Problem to solve |
Give the listing again exactly, omitting its images.

Data segment |
- - - -
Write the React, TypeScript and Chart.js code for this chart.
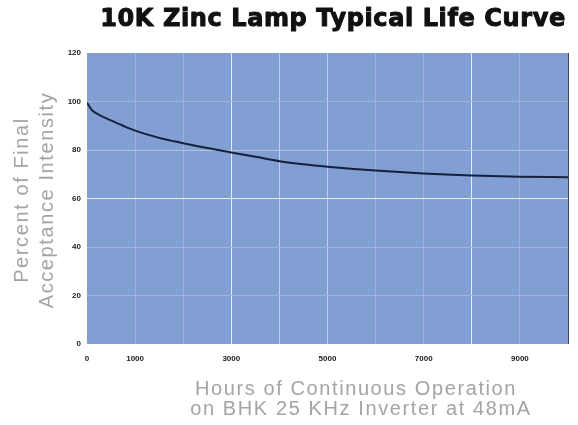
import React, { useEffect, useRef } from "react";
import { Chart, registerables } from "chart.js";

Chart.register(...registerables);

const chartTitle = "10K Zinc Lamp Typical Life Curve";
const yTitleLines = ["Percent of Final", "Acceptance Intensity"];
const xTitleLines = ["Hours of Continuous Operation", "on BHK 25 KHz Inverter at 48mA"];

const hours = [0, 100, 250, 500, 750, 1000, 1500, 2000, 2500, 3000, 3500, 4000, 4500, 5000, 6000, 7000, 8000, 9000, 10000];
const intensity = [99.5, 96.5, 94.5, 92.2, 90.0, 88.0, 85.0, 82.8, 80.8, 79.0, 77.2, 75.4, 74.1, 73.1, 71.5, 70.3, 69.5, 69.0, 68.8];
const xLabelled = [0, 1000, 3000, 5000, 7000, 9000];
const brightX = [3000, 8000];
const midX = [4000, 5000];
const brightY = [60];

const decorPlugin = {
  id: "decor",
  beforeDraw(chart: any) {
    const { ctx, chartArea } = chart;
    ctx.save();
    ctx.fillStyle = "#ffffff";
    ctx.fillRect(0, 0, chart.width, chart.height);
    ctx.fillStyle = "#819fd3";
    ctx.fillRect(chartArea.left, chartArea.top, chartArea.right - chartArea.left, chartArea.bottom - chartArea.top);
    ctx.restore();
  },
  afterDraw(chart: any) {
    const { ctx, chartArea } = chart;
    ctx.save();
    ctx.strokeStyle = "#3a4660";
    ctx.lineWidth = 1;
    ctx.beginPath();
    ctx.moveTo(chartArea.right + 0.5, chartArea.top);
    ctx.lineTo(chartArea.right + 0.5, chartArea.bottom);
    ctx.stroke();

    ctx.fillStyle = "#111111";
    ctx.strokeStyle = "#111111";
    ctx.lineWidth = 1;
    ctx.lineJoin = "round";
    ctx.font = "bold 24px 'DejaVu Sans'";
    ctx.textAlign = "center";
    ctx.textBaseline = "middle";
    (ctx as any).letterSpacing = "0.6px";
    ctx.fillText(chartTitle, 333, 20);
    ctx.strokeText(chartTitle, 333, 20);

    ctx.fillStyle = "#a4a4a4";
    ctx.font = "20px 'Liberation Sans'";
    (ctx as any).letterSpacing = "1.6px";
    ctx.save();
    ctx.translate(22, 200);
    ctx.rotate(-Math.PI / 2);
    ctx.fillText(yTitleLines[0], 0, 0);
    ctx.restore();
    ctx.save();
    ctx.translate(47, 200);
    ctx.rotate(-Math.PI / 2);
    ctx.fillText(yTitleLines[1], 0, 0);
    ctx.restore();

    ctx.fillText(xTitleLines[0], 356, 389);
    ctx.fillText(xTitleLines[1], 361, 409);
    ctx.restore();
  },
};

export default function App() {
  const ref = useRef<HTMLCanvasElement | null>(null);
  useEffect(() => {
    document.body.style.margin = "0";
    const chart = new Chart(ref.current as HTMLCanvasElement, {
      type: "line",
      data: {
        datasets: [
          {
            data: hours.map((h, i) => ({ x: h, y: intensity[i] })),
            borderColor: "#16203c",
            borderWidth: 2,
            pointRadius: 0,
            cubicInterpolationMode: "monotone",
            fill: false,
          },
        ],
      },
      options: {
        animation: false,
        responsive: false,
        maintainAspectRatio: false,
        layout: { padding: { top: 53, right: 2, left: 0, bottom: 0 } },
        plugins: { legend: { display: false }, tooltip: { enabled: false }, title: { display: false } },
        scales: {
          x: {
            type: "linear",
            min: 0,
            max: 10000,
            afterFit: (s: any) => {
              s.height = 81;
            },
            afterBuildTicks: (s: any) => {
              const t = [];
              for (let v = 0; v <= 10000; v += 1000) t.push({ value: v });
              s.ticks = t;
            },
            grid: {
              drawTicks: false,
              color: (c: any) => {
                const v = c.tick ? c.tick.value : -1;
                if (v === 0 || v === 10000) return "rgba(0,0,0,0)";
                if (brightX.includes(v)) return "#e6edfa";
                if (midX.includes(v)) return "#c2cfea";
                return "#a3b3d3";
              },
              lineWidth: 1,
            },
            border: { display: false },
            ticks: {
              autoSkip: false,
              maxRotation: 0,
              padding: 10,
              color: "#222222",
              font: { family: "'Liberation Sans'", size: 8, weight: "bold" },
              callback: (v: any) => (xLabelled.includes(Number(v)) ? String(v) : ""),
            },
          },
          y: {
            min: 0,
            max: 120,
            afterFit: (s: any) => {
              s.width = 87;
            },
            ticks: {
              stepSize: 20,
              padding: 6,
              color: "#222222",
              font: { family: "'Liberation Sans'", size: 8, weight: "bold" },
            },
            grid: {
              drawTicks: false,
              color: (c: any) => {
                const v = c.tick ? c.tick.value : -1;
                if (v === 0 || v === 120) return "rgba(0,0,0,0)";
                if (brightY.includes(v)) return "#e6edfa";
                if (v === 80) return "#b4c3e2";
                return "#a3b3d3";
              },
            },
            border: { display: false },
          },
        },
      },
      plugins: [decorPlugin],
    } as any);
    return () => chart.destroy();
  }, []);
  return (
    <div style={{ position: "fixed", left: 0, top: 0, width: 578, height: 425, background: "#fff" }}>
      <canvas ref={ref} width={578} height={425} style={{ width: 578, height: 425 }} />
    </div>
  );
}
- - - -
Completed exercise |
Write the React, TypeScript and Chart.js code for this chart.
import React, { useEffect, useRef } from "react";
import { Chart, registerables } from "chart.js";

Chart.register(...registerables);

const chartTitle = "10K Zinc Lamp Typical Life Curve";
const yTitleLines = ["Percent of Final", "Acceptance Intensity"];
const xTitleLines = ["Hours of Continuous Operation", "on BHK 25 KHz Inverter at 48mA"];

const hours = [0, 100, 250, 500, 750, 1000, 1500, 2000, 2500, 3000, 3500, 4000, 4500, 5000, 6000, 7000, 8000, 9000, 10000];
const intensity = [99.5, 96.5, 94.5, 92.2, 90.0, 88.0, 85.0, 82.8, 80.8, 79.0, 77.2, 75.4, 74.1, 73.1, 71.5, 70.3, 69.5, 69.0, 68.8];
const xLabelled = [0, 1000, 3000, 5000, 7000, 9000];
const brightX = [3000, 8000];
const midX = [4000, 5000];
const brightY = [60];

const decorPlugin = {
  id: "decor",
  beforeDraw(chart: any) {
    const { ctx, chartArea } = chart;
    ctx.save();
    ctx.fillStyle = "#ffffff";
    ctx.fillRect(0, 0, chart.width, chart.height);
    ctx.fillStyle = "#819fd3";
    ctx.fillRect(chartArea.left, chartArea.top, chartArea.right - chartArea.left, chartArea.bottom - chartArea.top);
    ctx.restore();
  },
  afterDraw(chart: any) {
    const { ctx, chartArea } = chart;
    ctx.save();
    ctx.strokeStyle = "#3a4660";
    ctx.lineWidth = 1;
    ctx.beginPath();
    ctx.moveTo(chartArea.right + 0.5, chartArea.top);
    ctx.lineTo(chartArea.right + 0.5, chartArea.bottom);
    ctx.stroke();

    ctx.fillStyle = "#111111";
    ctx.strokeStyle = "#111111";
    ctx.lineWidth = 1;
    ctx.lineJoin = "round";
    ctx.font = "bold 24px 'DejaVu Sans'";
    ctx.textAlign = "center";
    ctx.textBaseline = "middle";
    (ctx as any).letterSpacing = "0.6px";
    ctx.fillText(chartTitle, 333, 20);
    ctx.strokeText(chartTitle, 333, 20);

    ctx.fillStyle = "#a4a4a4";
    ctx.font = "20px 'Liberation Sans'";
    (ctx as any).letterSpacing = "1.6px";
    ctx.save();
    ctx.translate(22, 200);
    ctx.rotate(-Math.PI / 2);
    ctx.fillText(yTitleLines[0], 0, 0);
    ctx.restore();
    ctx.save();
    ctx.translate(47, 200);
    ctx.rotate(-Math.PI / 2);
    ctx.fillText(yTitleLines[1], 0, 0);
    ctx.restore();

    ctx.fillText(xTitleLines[0], 356, 389);
    ctx.fillText(xTitleLines[1], 361, 409);
    ctx.restore();
  },
};

export default function App() {
  const ref = useRef<HTMLCanvasElement | null>(null);
  useEffect(() => {
    document.body.style.margin = "0";
    const chart = new Chart(ref.current as HTMLCanvasElement, {
      type: "line",
      data: {
        datasets: [
          {
            data: hours.map((h, i) => ({ x: h, y: intensity[i] })),
            borderColor: "#16203c",
            borderWidth: 2,
            pointRadius: 0,
            cubicInterpolationMode: "monotone",
            fill: false,
          },
        ],
      },
      options: {
        animation: false,
        responsive: false,
        maintainAspectRatio: false,
        layout: { padding: { top: 53, right: 2, left: 0, bottom: 0 } },
        plugins: { legend: { display: false }, tooltip: { enabled: false }, title: { display: false } },
        scales: {
          x: {
            type: "linear",
            min: 0,
            max: 10000,
            afterFit: (s: any) => {
              s.height = 81;
            },
            afterBuildTicks: (s: any) => {
              const t = [];
              for (let v = 0; v <= 10000; v += 1000) t.push({ value: v });
              s.ticks = t;
            },
            grid: {
              drawTicks: false,
              color: (c: any) => {
                const v = c.tick ? c.tick.value : -1;
                if (v === 0 || v === 10000) return "rgba(0,0,0,0)";
                if (brightX.includes(v)) return "#e6edfa";
                if (midX.includes(v)) return "#c2cfea";
                return "#a3b3d3";
              },
              lineWidth: 1,
            },
            border: { display: false },
            ticks: {
              autoSkip: false,
              maxRotation: 0,
              padding: 10,
              color: "#222222",
              font: { family: "'Liberation Sans'", size: 8, weight: "bold" },
              callback: (v: any) => (xLabelled.includes(Number(v)) ? String(v) : ""),
            },
          },
          y: {
            min: 0,
            max: 120,
            afterFit: (s: any) => {
              s.width = 87;
            },
            ticks: {
              stepSize: 20,
              padding: 6,
              color: "#222222",
              font: { family: "'Liberation Sans'", size: 8, weight: "bold" },
            },
            grid: {
              drawTicks: false,
              color: (c: any) => {
                const v = c.tick ? c.tick.value : -1;
                if (v === 0 || v === 120) return "rgba(0,0,0,0)";
                if (brightY.includes(v)) return "#e6edfa";
                if (v === 80) return "#b4c3e2";
                return "#a3b3d3";
              },
            },
            border: { display: false },
          },
        },
      },
      plugins: [decorPlugin],
    } as any);
    return () => chart.destroy();
  }, []);
  return (
    <div style={{ position: "fixed", left: 0, top: 0, width: 578, height: 425, background: "#fff" }}>
      <canvas ref={ref} width={578} height={425} style={{ width: 578, height: 425 }} />
    </div>
  );
}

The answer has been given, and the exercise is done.